What you have to do - In the records below, find each line containing the word "with" and copy it.

Material supplied -
-----

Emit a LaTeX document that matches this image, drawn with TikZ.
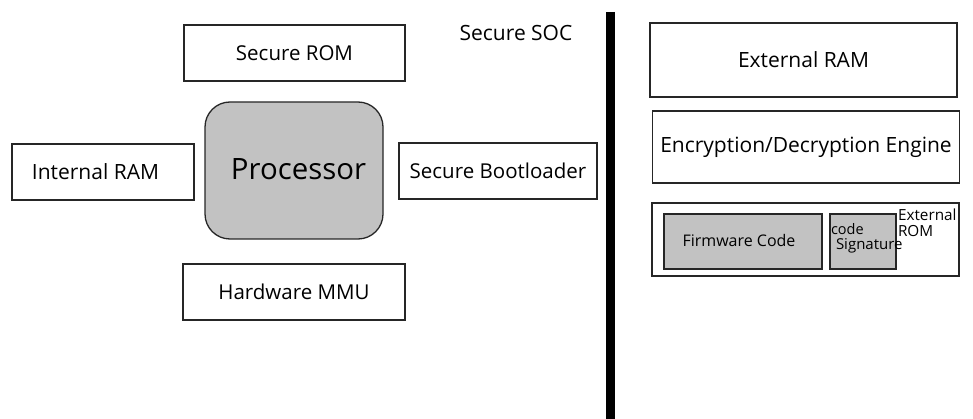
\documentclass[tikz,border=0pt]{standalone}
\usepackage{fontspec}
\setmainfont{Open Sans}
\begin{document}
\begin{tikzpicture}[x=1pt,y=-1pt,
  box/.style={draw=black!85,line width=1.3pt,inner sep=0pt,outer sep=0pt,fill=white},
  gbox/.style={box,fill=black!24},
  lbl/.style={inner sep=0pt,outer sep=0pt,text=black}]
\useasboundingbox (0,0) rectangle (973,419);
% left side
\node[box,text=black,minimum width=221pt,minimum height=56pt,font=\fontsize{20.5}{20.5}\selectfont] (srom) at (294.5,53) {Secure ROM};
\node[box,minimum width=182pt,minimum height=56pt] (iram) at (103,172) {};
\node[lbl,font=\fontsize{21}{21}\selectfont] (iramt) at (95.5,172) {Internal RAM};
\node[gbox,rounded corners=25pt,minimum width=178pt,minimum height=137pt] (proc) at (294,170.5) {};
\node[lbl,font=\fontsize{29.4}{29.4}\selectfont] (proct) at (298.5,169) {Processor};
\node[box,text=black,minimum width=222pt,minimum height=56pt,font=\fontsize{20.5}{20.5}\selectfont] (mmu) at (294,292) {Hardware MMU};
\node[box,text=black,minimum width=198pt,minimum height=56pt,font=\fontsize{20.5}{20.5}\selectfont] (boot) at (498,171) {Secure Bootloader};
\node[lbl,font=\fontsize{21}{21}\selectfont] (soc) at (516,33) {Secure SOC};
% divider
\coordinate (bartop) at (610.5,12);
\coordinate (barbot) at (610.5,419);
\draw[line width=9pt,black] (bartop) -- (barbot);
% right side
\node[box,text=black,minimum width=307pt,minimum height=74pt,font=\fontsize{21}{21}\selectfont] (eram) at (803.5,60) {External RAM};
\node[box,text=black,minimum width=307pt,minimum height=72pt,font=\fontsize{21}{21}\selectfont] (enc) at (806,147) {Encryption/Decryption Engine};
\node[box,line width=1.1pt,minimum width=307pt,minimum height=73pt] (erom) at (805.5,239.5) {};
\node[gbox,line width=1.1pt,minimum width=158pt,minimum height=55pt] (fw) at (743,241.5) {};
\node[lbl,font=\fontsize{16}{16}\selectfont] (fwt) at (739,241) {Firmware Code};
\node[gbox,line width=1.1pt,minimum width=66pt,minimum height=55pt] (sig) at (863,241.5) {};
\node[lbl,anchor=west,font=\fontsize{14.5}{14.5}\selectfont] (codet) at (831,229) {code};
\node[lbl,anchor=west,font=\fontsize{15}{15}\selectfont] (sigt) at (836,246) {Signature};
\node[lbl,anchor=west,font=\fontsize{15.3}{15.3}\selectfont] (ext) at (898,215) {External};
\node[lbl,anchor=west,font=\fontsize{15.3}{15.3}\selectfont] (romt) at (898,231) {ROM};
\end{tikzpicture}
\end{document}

-----

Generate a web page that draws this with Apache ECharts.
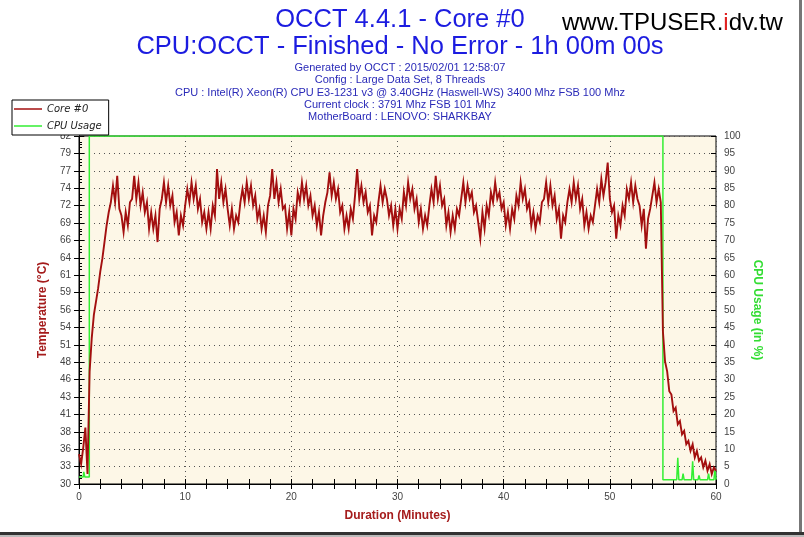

-----

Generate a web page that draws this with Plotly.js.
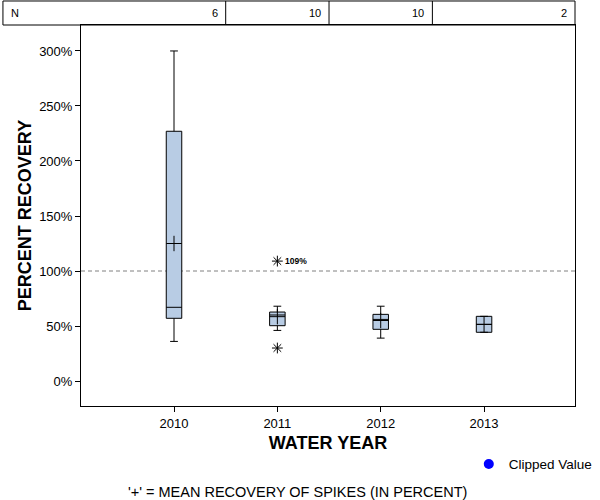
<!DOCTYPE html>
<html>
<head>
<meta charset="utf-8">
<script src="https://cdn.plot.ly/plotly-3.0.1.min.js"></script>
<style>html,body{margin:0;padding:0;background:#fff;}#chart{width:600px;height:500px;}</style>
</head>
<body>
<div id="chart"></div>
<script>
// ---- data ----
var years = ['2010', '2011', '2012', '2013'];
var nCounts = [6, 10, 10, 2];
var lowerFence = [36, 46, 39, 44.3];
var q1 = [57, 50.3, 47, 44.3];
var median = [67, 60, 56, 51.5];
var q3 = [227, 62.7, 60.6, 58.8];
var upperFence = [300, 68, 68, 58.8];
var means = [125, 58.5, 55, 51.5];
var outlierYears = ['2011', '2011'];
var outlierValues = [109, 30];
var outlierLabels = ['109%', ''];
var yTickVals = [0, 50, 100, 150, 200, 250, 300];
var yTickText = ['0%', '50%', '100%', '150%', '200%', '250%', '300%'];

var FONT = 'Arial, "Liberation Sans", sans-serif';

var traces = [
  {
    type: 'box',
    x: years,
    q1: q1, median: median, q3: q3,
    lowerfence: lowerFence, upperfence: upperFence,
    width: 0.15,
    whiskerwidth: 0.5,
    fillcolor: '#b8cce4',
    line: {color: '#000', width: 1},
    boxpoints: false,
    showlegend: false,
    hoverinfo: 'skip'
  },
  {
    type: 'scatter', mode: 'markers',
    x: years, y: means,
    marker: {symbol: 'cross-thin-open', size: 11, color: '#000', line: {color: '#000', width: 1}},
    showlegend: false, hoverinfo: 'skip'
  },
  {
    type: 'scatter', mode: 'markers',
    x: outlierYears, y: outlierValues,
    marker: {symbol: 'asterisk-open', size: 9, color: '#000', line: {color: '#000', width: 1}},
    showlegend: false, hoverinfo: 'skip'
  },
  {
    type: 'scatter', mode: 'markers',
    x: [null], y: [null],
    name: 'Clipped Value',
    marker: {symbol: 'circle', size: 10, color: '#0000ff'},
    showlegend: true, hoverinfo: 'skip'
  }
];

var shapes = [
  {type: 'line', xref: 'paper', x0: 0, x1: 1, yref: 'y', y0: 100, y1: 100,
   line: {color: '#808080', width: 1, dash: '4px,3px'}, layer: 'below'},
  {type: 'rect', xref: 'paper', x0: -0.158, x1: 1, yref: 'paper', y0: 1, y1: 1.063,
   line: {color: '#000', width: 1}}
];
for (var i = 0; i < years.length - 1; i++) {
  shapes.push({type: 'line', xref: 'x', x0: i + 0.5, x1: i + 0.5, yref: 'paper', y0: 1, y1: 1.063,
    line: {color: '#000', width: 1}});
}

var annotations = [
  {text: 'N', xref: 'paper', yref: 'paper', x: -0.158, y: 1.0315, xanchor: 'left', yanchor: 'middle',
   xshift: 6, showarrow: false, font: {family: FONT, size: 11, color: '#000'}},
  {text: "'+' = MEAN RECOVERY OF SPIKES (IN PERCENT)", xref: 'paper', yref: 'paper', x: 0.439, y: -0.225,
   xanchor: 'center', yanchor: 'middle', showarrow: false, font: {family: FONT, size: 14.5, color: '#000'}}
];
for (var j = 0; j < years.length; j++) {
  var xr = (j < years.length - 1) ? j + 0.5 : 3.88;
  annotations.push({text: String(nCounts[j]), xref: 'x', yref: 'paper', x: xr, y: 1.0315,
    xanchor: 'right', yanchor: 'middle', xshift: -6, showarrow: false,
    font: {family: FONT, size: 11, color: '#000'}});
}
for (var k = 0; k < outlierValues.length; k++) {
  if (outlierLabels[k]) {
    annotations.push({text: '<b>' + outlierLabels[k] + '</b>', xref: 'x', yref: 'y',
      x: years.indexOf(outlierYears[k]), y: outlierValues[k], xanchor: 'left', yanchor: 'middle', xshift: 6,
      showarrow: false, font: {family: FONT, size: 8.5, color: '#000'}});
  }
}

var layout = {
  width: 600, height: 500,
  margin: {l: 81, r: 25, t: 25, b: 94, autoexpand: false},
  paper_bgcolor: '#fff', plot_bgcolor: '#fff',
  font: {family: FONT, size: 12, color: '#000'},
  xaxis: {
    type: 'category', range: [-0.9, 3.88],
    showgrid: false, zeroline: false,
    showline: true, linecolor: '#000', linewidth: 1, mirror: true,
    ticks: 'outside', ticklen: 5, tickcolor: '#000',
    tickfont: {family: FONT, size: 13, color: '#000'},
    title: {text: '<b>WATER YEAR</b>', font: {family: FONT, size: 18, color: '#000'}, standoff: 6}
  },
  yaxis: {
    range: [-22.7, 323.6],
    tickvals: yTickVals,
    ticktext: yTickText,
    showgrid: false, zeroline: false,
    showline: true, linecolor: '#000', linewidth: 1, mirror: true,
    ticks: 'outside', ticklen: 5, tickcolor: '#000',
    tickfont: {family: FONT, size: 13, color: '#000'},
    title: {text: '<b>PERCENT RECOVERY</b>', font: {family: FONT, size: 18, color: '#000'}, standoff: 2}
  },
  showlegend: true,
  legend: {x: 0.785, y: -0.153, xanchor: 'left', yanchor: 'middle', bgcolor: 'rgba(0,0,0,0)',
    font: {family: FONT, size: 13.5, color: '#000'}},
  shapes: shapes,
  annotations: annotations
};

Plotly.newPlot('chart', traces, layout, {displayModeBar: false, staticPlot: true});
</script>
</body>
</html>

-----

The solution -
Emit a LaTeX document that matches this image, drawn with TikZ.
Generate a web page that draws this with Apache ECharts.
Generate a web page that draws this with Plotly.js.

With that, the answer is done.